The authoritative tone and use of crisp numbers here suggest causality – from education to growth – and an air of accuracy in a claim that is more like an act of faith than the result of scientific processes.Our review of the PISA controversy also highlighted a problem of power in the use of evidence. With PISA, the OECD – an international organisation composed of unelected officers and scholars – has constructed a neoliberal framing of education policy and used its authority to dominate the global conversation, potentially at the expense of national or regional authorities and institutions.
This “global super-ministry of education”, in the words of an educator quoted in our study, effectively marginalises alternative visions of education that would normally hold weight. Thus the idea of education as personal development and fulfilment, what Germans call Bildung, becomes invisible, because it cannot be used as an internationally comparable metric.
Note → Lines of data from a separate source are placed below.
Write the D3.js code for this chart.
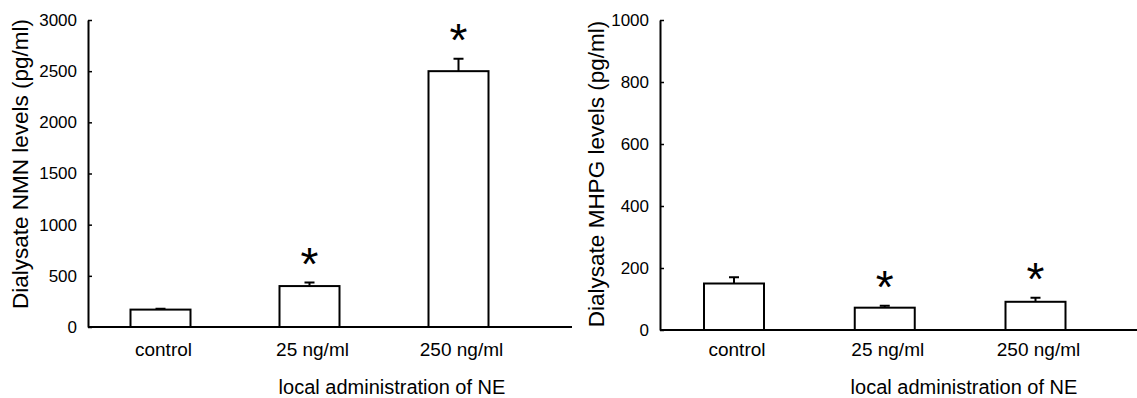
<!DOCTYPE html>
<html lang="en">
<head>
    <meta charset="UTF-8">
    <title>NMN / MHPG bar charts</title>
    <script src="https://d3js.org/d3.v7.min.js"></script>
    <style>
        body { margin: 0; background: white; }
        text { font-family: "Liberation Sans", Arial, sans-serif; fill: black; }
    </style>
</head>
<body>
    <svg width="1137" height="398"></svg>

    <script>
        // groups (shared by both panels)
        const groups = ["control", "25 ng/ml", "250 ng/ml"];
        const xTitle = "local administration of NE";

        // left panel: NMN
        const nmnMean = [170, 400, 2500];
        const nmnErr = [8, 34, 122];
        const nmnStar = [false, true, true];
        const nmnTicks = [0, 500, 1000, 1500, 2000, 2500, 3000];

        // right panel: MHPG
        const mhpgMean = [150, 72, 91];
        const mhpgErr = [20, 6, 13];
        const mhpgStar = [false, true, true];
        const mhpgTicks = [0, 200, 400, 600, 800, 1000];

        const svg = d3.select("svg");

        function drawPanel(opt) {
            const data = groups.map((g, i) => ({
                group: g, mean: opt.mean[i], err: opt.err[i], star: opt.star[i]
            }));

            const y = d3.scaleLinear().domain(opt.domain).range([opt.y0, opt.y1]);
            const x = d3.scalePoint().domain(groups).range(opt.xRange);
            const barW = 60;

            // y축 (ticks inward)
            const yAxis = svg.append("g")
                .attr("transform", `translate(${opt.axisX},0)`)
                .call(d3.axisLeft(y).tickValues(opt.ticks).tickFormat(d3.format("d"))
                    .tickSizeInner(-4).tickSizeOuter(0).tickPadding(11));
            yAxis.select(".domain").attr("stroke", "black").attr("stroke-width", 2);
            yAxis.selectAll(".tick line").attr("stroke", "black").attr("stroke-width", 1.5);
            yAxis.selectAll(".tick text")
                .style("font-family", "Liberation Sans, Arial, sans-serif")
                .style("font-size", "17px")
                .attr("fill", "black");

            // x축 line
            svg.append("line")
                .attr("x1", opt.axisX).attr("x2", opt.axisEnd)
                .attr("y1", y(0)).attr("y2", y(0))
                .attr("stroke", "black").attr("stroke-width", 2);

            // error bars (upper only)
            svg.selectAll(null).data(data).enter().append("path")
                .attr("d", d => {
                    const cx = x(d.group);
                    const top = y(d.mean + d.err);
                    return `M${cx},${y(d.mean)}V${top}M${cx - 5},${top}H${cx + 5}`;
                })
                .attr("fill", "none").attr("stroke", "black").attr("stroke-width", 2);

            // bars
            svg.selectAll(null).data(data).enter().append("rect")
                .attr("x", d => x(d.group) - barW / 2)
                .attr("y", d => y(d.mean))
                .attr("width", barW)
                .attr("height", d => y(0) - y(d.mean))
                .attr("fill", "white").attr("stroke", "black").attr("stroke-width", 2);

            // significance asterisks
            svg.selectAll(null).data(data.filter(d => d.star)).enter().append("text")
                .attr("x", d => x(d.group))
                .attr("y", d => y(d.mean + d.err) - 3)
                .attr("text-anchor", "middle")
                .style("font-size", "46px")
                .text("*");

            // group labels
            svg.selectAll(null).data(groups).enter().append("text")
                .attr("x", d => x(d) + 3)
                .attr("y", 356)
                .attr("text-anchor", "middle")
                .style("font-size", "19px")
                .text(d => d);

            // x축 title
            svg.append("text")
                .attr("x", opt.xTitleX)
                .attr("y", 394)
                .attr("text-anchor", "middle")
                .style("font-size", "20px")
                .text(xTitle);

            // y축 title
            svg.append("text")
                .attr("transform", "rotate(-90)")
                .attr("x", -opt.yTitleY)
                .attr("y", opt.yTitleX)
                .attr("text-anchor", "middle")
                .style("font-size", "22.5px")
                .text(opt.yTitle);
        }

        drawPanel({
            mean: nmnMean, err: nmnErr, star: nmnStar, ticks: nmnTicks,
            domain: [0, 3000], y0: 327, y1: 20,
            axisX: 88, axisEnd: 572, xRange: [160.5, 458.5],
            xTitleX: 392, yTitle: "Dialysate NMN levels (pg/ml)", yTitleX: 28, yTitleY: 164
        });

        drawPanel({
            mean: mhpgMean, err: mhpgErr, star: mhpgStar, ticks: mhpgTicks,
            domain: [0, 1000], y0: 330, y1: 20,
            axisX: 660, axisEnd: 1137, xRange: [734, 1035.5],
            xTitleX: 964, yTitle: "Dialysate MHPG levels (pg/ml)", yTitleX: 604, yTitleY: 174
        });
    </script>
</body>
</html>
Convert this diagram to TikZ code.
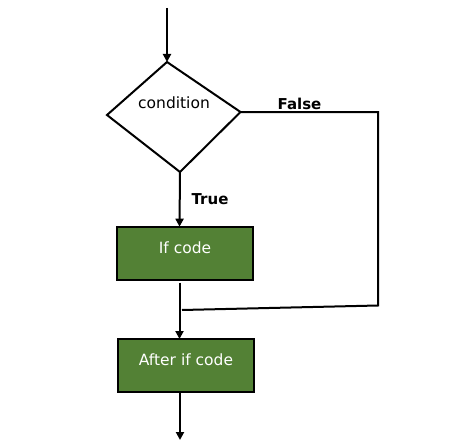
\documentclass[tikz,border=0pt]{standalone}
\usepackage{fontspec}
\setmainfont{DejaVu Sans}
\usetikzlibrary{arrows.meta}
\definecolor{codegreen}{HTML}{538135}
\begin{document}
\begin{tikzpicture}[x=1pt,y=-1pt,
  line/.style={line width=2pt,draw=black},
  arr/.style={line/.try,line width=2pt,-{Triangle[length=8pt,width=8pt]}},
  codebox/.style={draw=black,line width=2pt,fill=codegreen,text=white,inner sep=0pt,
     minimum width=136pt,text height=26.7pt,text depth=26.6pt,font=\fontsize{15.5}{18}\selectfont},
  lbl/.style={anchor=base,font=\fontsize{15}{18}\selectfont\bfseries},
  condtext/.style={anchor=base,font=\fontsize{15.5}{18}\selectfont}]
\useasboundingbox (0,0) rectangle (466,444);
% diamond
\coordinate (dT) at (167,62);
\coordinate (dL) at (107,115);
\coordinate (dR) at (240.5,112);
\coordinate (dB) at (180,172);
\draw[line,line join=miter] (dT) -- (dR) -- (dB) -- (dL) -- cycle;
\node[condtext] (cond) at (174,109) {condition};
% boxes
\node[codebox] (ifbox) at (185,253.3) {If code};
\node[codebox] (afterbox) at (186,365.5) {After if code};
% labels
\node[lbl] (false) at (299.5,109.3) {False};
\node[lbl] (true) at (210,204) {True};
% connectors
\coordinate (start) at (167,8);
\coordinate (ifin) at (179.5,226.7);
\coordinate (ifout) at (179.5,282.5);
\coordinate (afterin) at (179.5,339);
\coordinate (afterout) at (180,392);
\coordinate (endpt) at (180,440);
\coordinate (fc1) at (378,112);
\coordinate (fc2) at (378,305.5);
\coordinate (merge) at (182,310);
\draw[arr] (start) -- (dT);
\draw[arr] (dB) -- (ifin);
\draw[arr] (ifout) -- (afterin);
\draw[arr] (afterout) -- (endpt);
\draw[line,line join=miter] (dR) -- (fc1) -- (fc2) -- (merge);
\end{tikzpicture}
\end{document}
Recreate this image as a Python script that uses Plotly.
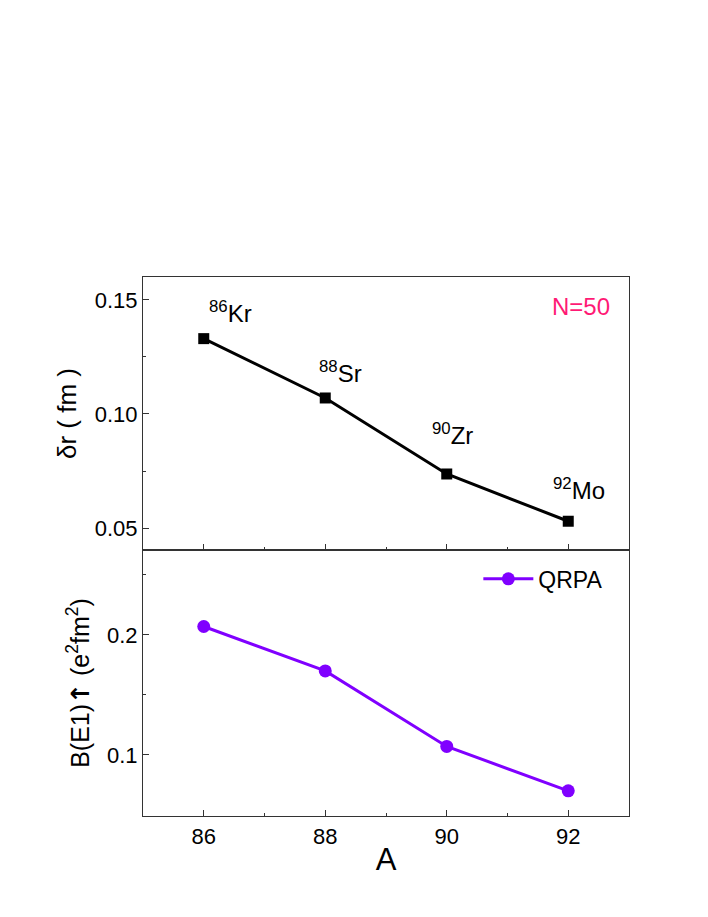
import plotly.graph_objects as go
from plotly.subplots import make_subplots

A = [86, 88, 90, 92]
nuclei = ["<sup>86</sup>Kr", "<sup>88</sup>Sr", "<sup>90</sup>Zr", "<sup>92</sup>Mo"]
delta_r = [0.133, 0.107, 0.0737, 0.053]
be1_qrpa = [0.207, 0.170, 0.107, 0.070]

BLACK = "#000000"
PURPLE = "#8000FF"
PINK = "#FF1A75"
FONT = "Liberation Sans, Arial, sans-serif"

fig = make_subplots(rows=2, cols=1, shared_xaxes=True, vertical_spacing=0,
                    row_heights=[273 / 539, 266 / 539])

fig.add_trace(go.Scatter(
    x=A, y=delta_r, mode="lines+markers", showlegend=False,
    line=dict(color=BLACK, width=3),
    marker=dict(symbol="square", size=11, color=BLACK),
), row=1, col=1)

fig.add_trace(go.Scatter(
    x=A, y=be1_qrpa, mode="lines+markers", name="QRPA",
    line=dict(color=PURPLE, width=3),
    marker=dict(symbol="circle", size=13, color=PURPLE),
), row=2, col=1)

# nucleus labels above each point
label_dx = [0.05, -0.13, -0.27, -0.28]
label_y = [0.1446, 0.1184, 0.0912, 0.0672]
for xv, dx, yv, txt in zip(A, label_dx, label_y, nuclei):
    fig.add_annotation(x=xv + dx, y=yv, text=txt, showarrow=False,
                       xanchor="left", yanchor="middle",
                       font=dict(size=24, color=BLACK, family=FONT),
                       xref="x", yref="y")

fig.add_annotation(x=0.965, y=0.946, xref="paper", yref="paper", text="N=50",
                   showarrow=False, xanchor="right", yanchor="middle",
                   font=dict(size=24, color=PINK, family=FONT))

axis_common = dict(
    showline=True, linecolor="#333333", linewidth=1.2, mirror=True,
    ticks="inside", ticklen=6, tickcolor="#333333", showgrid=False, zeroline=False,
    tickfont=dict(size=22, color=BLACK, family=FONT),
)

fig.update_xaxes(range=[85, 93], tickvals=[86, 88, 90, 92],
                 minor=dict(ticks="inside", ticklen=3, dtick=1, tick0=85, tickcolor="#333333"),
                 **axis_common)
fig.update_xaxes(showticklabels=False, row=1, col=1)
fig.update_xaxes(title=dict(text="A", font=dict(size=31, color=BLACK, family=FONT), standoff=0),
                 row=2, col=1)

fig.update_yaxes(range=[0.0404, 0.160], tickvals=[0.05, 0.10, 0.15], tickformat=".2f",
                 minor=dict(ticks="inside", ticklen=3, tickvals=[0.075, 0.125], tickcolor="#333333"),
                 title=dict(text="δr ( fm )", font=dict(size=26, color=BLACK, family=FONT), standoff=10),
                 row=1, col=1, **axis_common)
fig.update_yaxes(range=[0.049, 0.2708], tickvals=[0.1, 0.2], tickformat=".1f",
                 minor=dict(ticks="inside", ticklen=3, tickvals=[0.15, 0.25], tickcolor="#333333"),
                 title=dict(text="B(E1)<span style='font-family:DejaVu Sans;font-weight:bold'>↑</span> "
                                 "(e<sup>2</sup>fm<sup>2</sup>)",
                            font=dict(size=25, color=BLACK, family=FONT), standoff=10),
                 row=2, col=1, **axis_common)

fig.update_layout(
    width=700, height=909,
    margin=dict(l=135, r=79, t=269, b=101),
    plot_bgcolor="white", paper_bgcolor="white",
    font=dict(family=FONT, color=BLACK),
    legend=dict(x=0.69, y=0.44, xanchor="left", yanchor="middle",
                bgcolor="rgba(0,0,0,0)", itemwidth=50,
                font=dict(size=23, color=BLACK, family=FONT)),
)

fig.write_html("out.html")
A full discussion of all points of controversy would take more space than this contribution allows, and should touch on the tension in using metrics to appreciate cognitive skills, as well as the need for other skills, such as critical thinking, intrinsic motivation, resilience, self-management, resourcefulness, and relationship-building.
The OECD is unlikely to suspend or abolish the PISA study, in part because it serves a function. Before PISA, a country’s educational development was approximated by the average number of years of schooling there.
PISA raised awareness of other factors beyond classroom hours, such as literacy, that affect students’ educational outcomes. For those who study education, standardized tests like PISA also offer a useful instrument for comparing within and among countries.
Still, our study reinforces that democratic societies view “evidence-based policy” with a critical eye, querying who produced the evidence and whose interests are served by it. PISA is a strong example of the power asymmetries inherent in producing facts to inform policy.
In this case the OECD, possibly the most muscular player in the arena of international education policy, can frame evidence around its preferred norms and impose them on public discourse.